It rarely ends well when a company has an apparent open-ended liability. Finance directors and analysts have routinely and massively underestimated the costs. Instances range from BP’s Deepwater Horizon oil spill to Danske Bank’s embroilment in alleged money laundering and Philips’ agonies over a sleep apnoea device.
The corollary is the market’s willingness to reinstate value when a financial threat diminishes. Investors added €10bn to GSK and Sanofi’s combined market worth on Wednesday following a US legal ruling. A judge threw out claims related to Zantac, a heartburn medication allegedly linked to cancer.
Judge Robin Rosenberg ruled that scientific evidence provided by the claimants was flawed. If other courts share this view, the two pharma companies could get off lightly.
The decision refers to federal litigation. Litigants may appeal against it. Zantac also faces state-level suits.
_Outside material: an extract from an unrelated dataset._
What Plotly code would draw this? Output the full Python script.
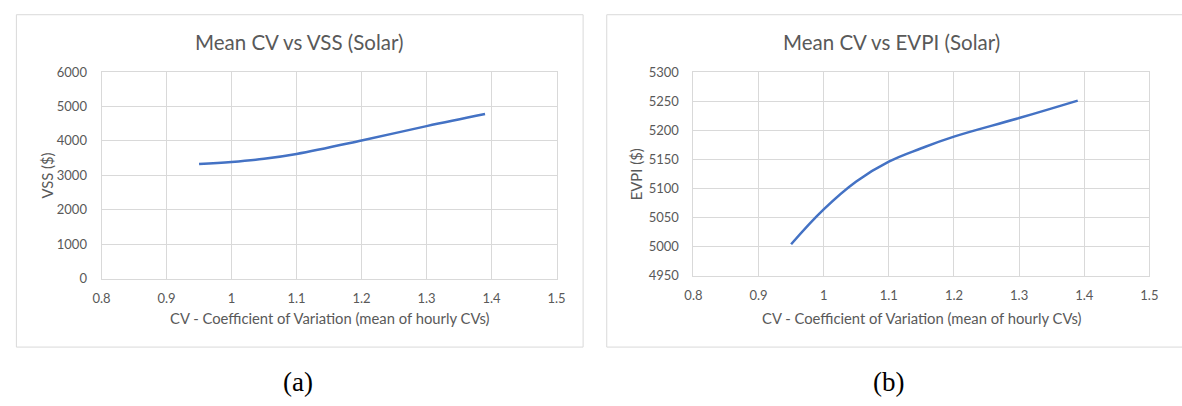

Even so, shareholders can now see that GSK has an exit route from attacks over Zantac. That makes it a much more investable proposition. There will be no shortage of investors rejigging their financial models for the UK-listed pharma group.
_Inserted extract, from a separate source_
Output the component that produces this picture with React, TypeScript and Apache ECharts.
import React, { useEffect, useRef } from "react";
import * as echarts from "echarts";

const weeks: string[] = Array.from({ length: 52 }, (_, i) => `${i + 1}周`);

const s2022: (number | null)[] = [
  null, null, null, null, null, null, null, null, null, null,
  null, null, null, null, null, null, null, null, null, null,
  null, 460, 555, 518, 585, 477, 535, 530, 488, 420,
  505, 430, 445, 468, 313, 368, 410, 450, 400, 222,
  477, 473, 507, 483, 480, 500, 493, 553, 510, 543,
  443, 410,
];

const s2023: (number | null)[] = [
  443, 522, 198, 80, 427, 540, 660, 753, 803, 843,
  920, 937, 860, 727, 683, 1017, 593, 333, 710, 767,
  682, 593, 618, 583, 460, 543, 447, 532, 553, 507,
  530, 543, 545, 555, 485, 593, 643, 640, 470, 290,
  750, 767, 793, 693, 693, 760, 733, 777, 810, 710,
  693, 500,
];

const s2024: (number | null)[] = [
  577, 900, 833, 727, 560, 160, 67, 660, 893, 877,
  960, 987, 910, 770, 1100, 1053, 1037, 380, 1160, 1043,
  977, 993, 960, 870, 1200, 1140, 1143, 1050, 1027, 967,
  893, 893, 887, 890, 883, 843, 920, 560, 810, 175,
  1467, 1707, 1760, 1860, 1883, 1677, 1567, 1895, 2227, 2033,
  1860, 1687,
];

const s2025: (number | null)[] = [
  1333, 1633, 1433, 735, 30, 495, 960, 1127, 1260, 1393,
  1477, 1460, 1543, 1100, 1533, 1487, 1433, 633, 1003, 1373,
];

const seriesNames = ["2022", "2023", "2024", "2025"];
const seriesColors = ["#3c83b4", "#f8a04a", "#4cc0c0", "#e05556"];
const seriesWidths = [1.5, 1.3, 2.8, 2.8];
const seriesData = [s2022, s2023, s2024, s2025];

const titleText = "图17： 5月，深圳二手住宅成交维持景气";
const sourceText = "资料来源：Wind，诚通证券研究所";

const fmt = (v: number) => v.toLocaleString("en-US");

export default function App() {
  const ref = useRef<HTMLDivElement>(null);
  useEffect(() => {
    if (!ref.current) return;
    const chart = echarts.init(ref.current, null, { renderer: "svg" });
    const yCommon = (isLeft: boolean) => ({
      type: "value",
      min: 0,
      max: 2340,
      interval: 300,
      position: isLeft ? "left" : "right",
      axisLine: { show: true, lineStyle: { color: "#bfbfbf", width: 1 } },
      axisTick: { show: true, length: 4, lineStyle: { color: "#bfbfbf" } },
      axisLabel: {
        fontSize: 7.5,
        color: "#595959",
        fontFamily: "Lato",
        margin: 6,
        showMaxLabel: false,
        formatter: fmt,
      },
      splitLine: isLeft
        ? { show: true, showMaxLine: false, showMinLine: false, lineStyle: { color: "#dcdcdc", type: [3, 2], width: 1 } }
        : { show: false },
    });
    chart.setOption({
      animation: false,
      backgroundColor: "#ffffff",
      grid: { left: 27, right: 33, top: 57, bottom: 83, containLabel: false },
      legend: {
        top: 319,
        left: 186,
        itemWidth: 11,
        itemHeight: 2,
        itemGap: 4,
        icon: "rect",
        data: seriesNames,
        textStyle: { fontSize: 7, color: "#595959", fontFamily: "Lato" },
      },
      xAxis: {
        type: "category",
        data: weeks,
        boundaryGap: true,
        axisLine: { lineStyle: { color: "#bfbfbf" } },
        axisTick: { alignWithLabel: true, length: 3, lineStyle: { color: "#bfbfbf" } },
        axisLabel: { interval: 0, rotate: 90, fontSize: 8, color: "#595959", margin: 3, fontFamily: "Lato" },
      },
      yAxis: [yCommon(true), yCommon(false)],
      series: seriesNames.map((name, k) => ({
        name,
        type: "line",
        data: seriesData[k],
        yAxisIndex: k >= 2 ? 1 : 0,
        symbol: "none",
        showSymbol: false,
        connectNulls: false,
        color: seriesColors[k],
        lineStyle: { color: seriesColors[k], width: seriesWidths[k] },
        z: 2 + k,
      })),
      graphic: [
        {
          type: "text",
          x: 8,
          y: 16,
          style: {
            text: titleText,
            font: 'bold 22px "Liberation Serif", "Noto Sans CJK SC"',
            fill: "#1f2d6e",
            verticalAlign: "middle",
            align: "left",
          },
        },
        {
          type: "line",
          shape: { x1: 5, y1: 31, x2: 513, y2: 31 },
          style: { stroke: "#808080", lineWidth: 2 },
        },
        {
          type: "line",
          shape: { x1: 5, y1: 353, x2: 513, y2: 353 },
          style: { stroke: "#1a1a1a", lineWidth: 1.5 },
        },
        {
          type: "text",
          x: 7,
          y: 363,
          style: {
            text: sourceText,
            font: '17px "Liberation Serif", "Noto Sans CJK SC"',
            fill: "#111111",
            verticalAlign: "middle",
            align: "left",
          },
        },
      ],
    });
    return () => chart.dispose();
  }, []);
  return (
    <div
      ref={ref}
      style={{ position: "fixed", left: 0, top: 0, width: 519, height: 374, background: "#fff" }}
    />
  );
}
The group is mid-turnround, and has produced strong results so far this year. The main question for GSK concerns the health of its product pipeline, especially in oncology. Emma Walmsley, GSK’s chief executive, has raised R&D spending and appointed a new head. But two recent pieces of bad news — regarding blood and ovarian cancer drugs Blenrep and Zejula — will have done nothing to assuage investor fears.
That said, GSK looks cheap. Even after the rebound, it is only on 10 times 2022 earnings, according to S&P Global. That is about half the multiple of AstraZeneca, which is admittedly growing faster. GSK looks mispriced for a company committed to more than 10 per cent annual profit growth through 2026. The gap may now close. Barclays estimates $13bn of value that GSK lost last summer was because of investor nerves.
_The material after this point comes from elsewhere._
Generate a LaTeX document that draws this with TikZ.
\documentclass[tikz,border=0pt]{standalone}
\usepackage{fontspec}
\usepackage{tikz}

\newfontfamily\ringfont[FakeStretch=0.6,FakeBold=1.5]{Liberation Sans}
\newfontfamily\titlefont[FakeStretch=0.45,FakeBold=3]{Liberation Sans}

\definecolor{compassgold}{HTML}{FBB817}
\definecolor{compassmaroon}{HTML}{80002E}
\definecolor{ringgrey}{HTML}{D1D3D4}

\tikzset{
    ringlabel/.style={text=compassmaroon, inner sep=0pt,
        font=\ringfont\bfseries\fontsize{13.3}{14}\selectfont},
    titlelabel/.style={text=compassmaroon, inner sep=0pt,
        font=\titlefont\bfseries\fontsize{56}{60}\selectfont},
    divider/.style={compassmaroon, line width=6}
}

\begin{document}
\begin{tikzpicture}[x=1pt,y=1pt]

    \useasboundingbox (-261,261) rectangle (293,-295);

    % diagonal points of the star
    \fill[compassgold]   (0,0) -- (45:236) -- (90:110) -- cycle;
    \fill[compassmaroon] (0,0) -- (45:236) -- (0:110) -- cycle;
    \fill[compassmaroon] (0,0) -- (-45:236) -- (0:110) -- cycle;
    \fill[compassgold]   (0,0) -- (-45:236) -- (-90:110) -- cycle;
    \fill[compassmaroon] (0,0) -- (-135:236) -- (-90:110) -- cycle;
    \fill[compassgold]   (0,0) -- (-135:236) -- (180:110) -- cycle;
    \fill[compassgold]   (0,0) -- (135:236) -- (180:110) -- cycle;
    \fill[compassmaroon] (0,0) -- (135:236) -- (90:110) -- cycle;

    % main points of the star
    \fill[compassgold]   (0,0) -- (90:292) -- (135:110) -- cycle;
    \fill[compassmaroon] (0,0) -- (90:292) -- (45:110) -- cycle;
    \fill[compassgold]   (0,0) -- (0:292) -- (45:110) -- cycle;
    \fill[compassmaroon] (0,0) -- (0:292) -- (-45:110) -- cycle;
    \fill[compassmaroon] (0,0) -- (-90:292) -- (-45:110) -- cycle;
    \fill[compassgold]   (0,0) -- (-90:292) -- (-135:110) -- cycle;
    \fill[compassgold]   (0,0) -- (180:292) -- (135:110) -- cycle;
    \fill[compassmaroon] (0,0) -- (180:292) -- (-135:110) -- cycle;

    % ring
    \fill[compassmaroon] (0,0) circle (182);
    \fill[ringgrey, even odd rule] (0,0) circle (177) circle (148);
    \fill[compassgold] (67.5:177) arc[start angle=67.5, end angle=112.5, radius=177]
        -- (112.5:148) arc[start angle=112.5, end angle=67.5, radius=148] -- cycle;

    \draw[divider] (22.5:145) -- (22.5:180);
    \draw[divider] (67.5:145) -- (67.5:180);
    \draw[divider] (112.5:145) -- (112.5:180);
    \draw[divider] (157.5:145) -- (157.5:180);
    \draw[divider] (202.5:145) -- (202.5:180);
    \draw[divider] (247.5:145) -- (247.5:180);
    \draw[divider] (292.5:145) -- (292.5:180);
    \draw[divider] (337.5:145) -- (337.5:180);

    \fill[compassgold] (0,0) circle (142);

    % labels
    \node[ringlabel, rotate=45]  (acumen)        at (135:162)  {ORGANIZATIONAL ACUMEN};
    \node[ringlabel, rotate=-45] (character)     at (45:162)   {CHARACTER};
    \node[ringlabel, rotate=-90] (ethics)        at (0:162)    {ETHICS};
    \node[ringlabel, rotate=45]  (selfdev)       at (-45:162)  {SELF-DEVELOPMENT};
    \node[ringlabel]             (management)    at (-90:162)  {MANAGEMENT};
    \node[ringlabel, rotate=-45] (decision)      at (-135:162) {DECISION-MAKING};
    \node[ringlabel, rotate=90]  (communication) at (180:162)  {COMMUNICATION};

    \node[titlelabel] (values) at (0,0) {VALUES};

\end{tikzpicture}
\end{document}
The Zantac court ruling is a clear positive for the companies that sold the products. It should soothe the whole industry. When the Zantac story gained traction this summer, guesstimates of the potential liabilities wiped £30bn off the combined values of the stocks involved.
That reflected the suspicion that alleged liabilities generally turn into the real kind. The Zantac ruling should encourage investors to take a more sanguine view of the next challenge from the world’s litigation factories.